Recognizing that all men, with the exception of Jesus Christ, are sinners, and have their failings and weaknesses, I honour and respect the “dead white males” from Homer and Virgil to Dante and Milton, from Pindar and Horace to Tennyson and Kipling, from Socrates, Plato, and Aristotle to St. Thomas Aquinas, Thomas Hobbes and Richard Hooker, from Sophocles and Aeschylus to Shakespeare and Marlowe, from Aristophanes and Juvenal to Dean Swift and Stephen Leacock, from Cicero and Cato to Edmund Burke, Lord Salisbury, Sir John A. MacDonald and Sir Winston Churchill, from Palestrina to Haydn and Mozart to Wagner, from Michelangelo and Raphael to Caravaggio and El Greco to Rembrandt and Rubens, the architects and builders of Western civilization, and all their achievements.

I refuse to bow my knee to the human idols erected in the twentieth and twenty-first centuries, whether they be rock stars and rappers, professional athletes, television and movie actors, or other media-manufactured celebrities like Mahatma Gandhi, Martin Luther King Jr., and Nelson Mandela.

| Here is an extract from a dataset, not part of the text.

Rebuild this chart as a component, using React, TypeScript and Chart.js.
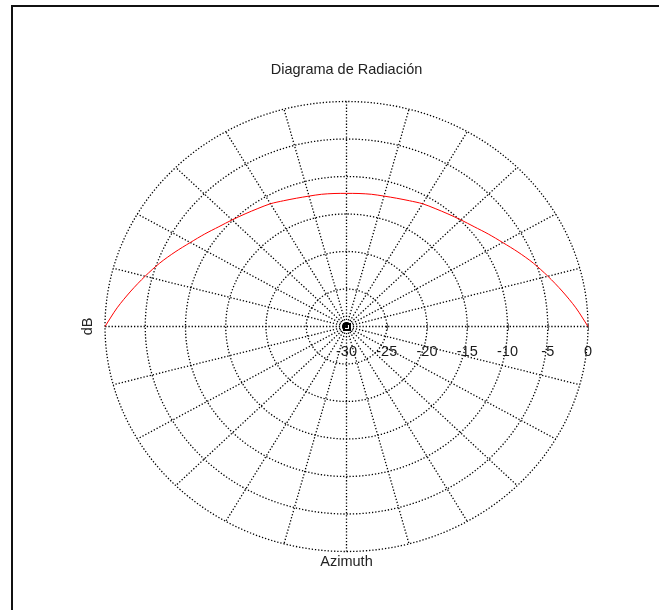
import { useEffect, useRef } from 'react';
import { Chart, registerables } from 'chart.js';

Chart.register(...registerables);

// Azimuth (degrees) and radiation pattern values (dB)
const ANGLES_DEG = [
  0, 5, 10, 15, 20, 25, 30, 35, 40, 45, 50, 55, 60, 65, 70, 75, 80, 85, 90,
  95, 100, 105, 110, 115, 120, 125, 130, 135, 140, 145, 150, 155, 160, 165, 170, 175, 180,
];
const GAIN_DB = [
  0, -1.4, -2.8, -4.1, -5.3, -6.5, -7.6, -8.5, -9.3, -9.9, -10.4, -10.8, -11.1, -11.5, -11.8, -12.0, -12.1, -12.2, -12.25,
  -12.2, -12.1, -12.0, -11.8, -11.5, -11.1, -10.8, -10.4, -9.9, -9.3, -8.5, -7.6, -6.5, -5.3, -4.1, -2.8, -1.4, 0,
];
const RING_TICKS = [-30, -25, -20, -15, -10, -5, 0];
const SPOKE_ANGLES_DEG = [0, 15, 30, 45, 60, 75, 90, 105, 120, 135, 150, 165, 180, 195, 210, 225, 240, 255, 270, 285, 300, 315, 330, 345];
const TITLE = 'Diagrama de Radiación';
const X_LABEL = 'Azimuth';
const Y_LABEL = 'dB';

const R_MIN = RING_TICKS[0];
const R_MAX = RING_TICKS[RING_TICKS.length - 1];
const R_SPAN = R_MAX - R_MIN;

const FONT = '14.5px "Liberation Sans", Arial, Helvetica, sans-serif';

const points = ANGLES_DEG.map((a, i) => {
  const r = GAIN_DB[i] - R_MIN;
  const t = (a * Math.PI) / 180;
  return { x: r * Math.cos(t), y: r * Math.sin(t) };
});

const polarPlugin = {
  id: 'polarGrid',
  beforeDraw(chart: any) {
    const ctx = chart.ctx as CanvasRenderingContext2D;
    ctx.save();
    ctx.fillStyle = '#ffffff';
    ctx.fillRect(0, 0, chart.width, chart.height);
    // figure frame
    ctx.strokeStyle = '#111111';
    ctx.lineWidth = 2;
    ctx.beginPath();
    ctx.moveTo(12, chart.height + 10);
    ctx.lineTo(12, 6);
    ctx.lineTo(chart.width + 10, 6);
    ctx.stroke();
    ctx.restore();
  },
  beforeDatasetsDraw(chart: any) {
    const ctx = chart.ctx as CanvasRenderingContext2D;
    const xs = chart.scales.x;
    const ys = chart.scales.y;
    const cx = xs.getPixelForValue(0);
    const cy = ys.getPixelForValue(0);
    ctx.save();
    ctx.strokeStyle = '#000000';
    ctx.lineWidth = 1.3;
    ctx.setLineDash([1.3, 1.9]);
    // rings
    RING_TICKS.forEach((v) => {
      const r = v - R_MIN;
      if (r <= 0) return;
      const rx = xs.getPixelForValue(r) - cx;
      const ry = cy - ys.getPixelForValue(r);
      ctx.beginPath();
      ctx.ellipse(cx, cy, rx, ry, 0, 0, Math.PI * 2);
      ctx.stroke();
    });
    // spokes
    SPOKE_ANGLES_DEG.forEach((a) => {
      const t = (a * Math.PI) / 180;
      const px = xs.getPixelForValue(R_SPAN * Math.cos(t));
      const py = ys.getPixelForValue(R_SPAN * Math.sin(t));
      ctx.beginPath();
      ctx.moveTo(cx, cy);
      ctx.lineTo(px, py);
      ctx.stroke();
    });
    ctx.setLineDash([]);
    // small ticks on 0° axis
    ctx.strokeStyle = '#666666';
    ctx.lineWidth = 1;
    RING_TICKS.forEach((v) => {
      const r = v - R_MIN;
      if (r <= 0) return;
      const px = Math.round(xs.getPixelForValue(r)) + 0.5;
      ctx.beginPath();
      ctx.moveTo(px, cy - 3);
      ctx.lineTo(px, cy + 4);
      ctx.stroke();
    });
    ctx.restore();
  },
  afterDraw(chart: any) {
    const ctx = chart.ctx as CanvasRenderingContext2D;
    const xs = chart.scales.x;
    const ys = chart.scales.y;
    const cx = xs.getPixelForValue(0);
    const cy = ys.getPixelForValue(0);
    ctx.save();
    // center marker
    ctx.strokeStyle = '#000000';
    ctx.lineWidth = 2;
    ctx.strokeRect(Math.round(cx) - 3, Math.round(cy) - 3, 6, 6);
    // ring labels
    ctx.fillStyle = '#1a1a1a';
    ctx.font = FONT;
    ctx.textAlign = 'center';
    ctx.textBaseline = 'middle';
    RING_TICKS.forEach((v) => {
      const px = xs.getPixelForValue(v - R_MIN);
      ctx.fillText(String(v), px, cy + 25);
    });
    // title and axis labels
    ctx.fillStyle = '#222222';
    ctx.fillText(TITLE, cx, 70);
    ctx.fillText(X_LABEL, cx, ys.getPixelForValue(-R_SPAN) + 10.5);
    ctx.translate(xs.getPixelForValue(-R_SPAN) - 17.5, cy);
    ctx.rotate(-Math.PI / 2);
    ctx.fillText(Y_LABEL, 0, 0);
    ctx.restore();
  },
};

export default function App() {
  const ref = useRef<HTMLCanvasElement>(null);
  useEffect(() => {
    if (!ref.current) return;
    const chart = new Chart(ref.current, {
      type: 'scatter',
      data: {
        datasets: [
          {
            data: points,
            showLine: true,
            borderColor: '#ff0000',
            borderWidth: 1,
            pointRadius: 0,
            tension: 0.3,
            clip: false,
          } as any,
        ],
      },
      options: {
        animation: false,
        responsive: true,
        maintainAspectRatio: false,
        events: [],
        layout: { padding: { left: 105, right: 71, top: 101.5, bottom: 58.5 } },
        plugins: {
          legend: { display: false },
          tooltip: { enabled: false },
          title: { display: false },
        },
        scales: {
          x: { type: 'linear', min: -R_SPAN, max: R_SPAN, display: false },
          y: { type: 'linear', min: -R_SPAN, max: R_SPAN, display: false },
        },
      },
      plugins: [polarPlugin],
    });
    return () => chart.destroy();
  }, []);
  return (
    <div style={{ position: 'absolute', left: 0, top: 0, width: 659, height: 610, background: '#fff' }}>
      <canvas ref={ref} style={{ display: 'block' }} />
    </div>
  );
}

Happy New Year everyone and God save the Queen!

(1) Simone Weil, The Need For Roots: Prelude to a Declaration of Duties Towards Mankind (London: Routledge & Kegan Paul Ltd., 1952), p. 41.This is a translation by A. F. Wills of a work first published in French in 1949.

(2) Quoted by James Boswell in his Life of Johnson, the entry for March 27, 1775.

(3) Roger Scruton, England and the Need for Nations (London: Civitas, 2006), p. 36.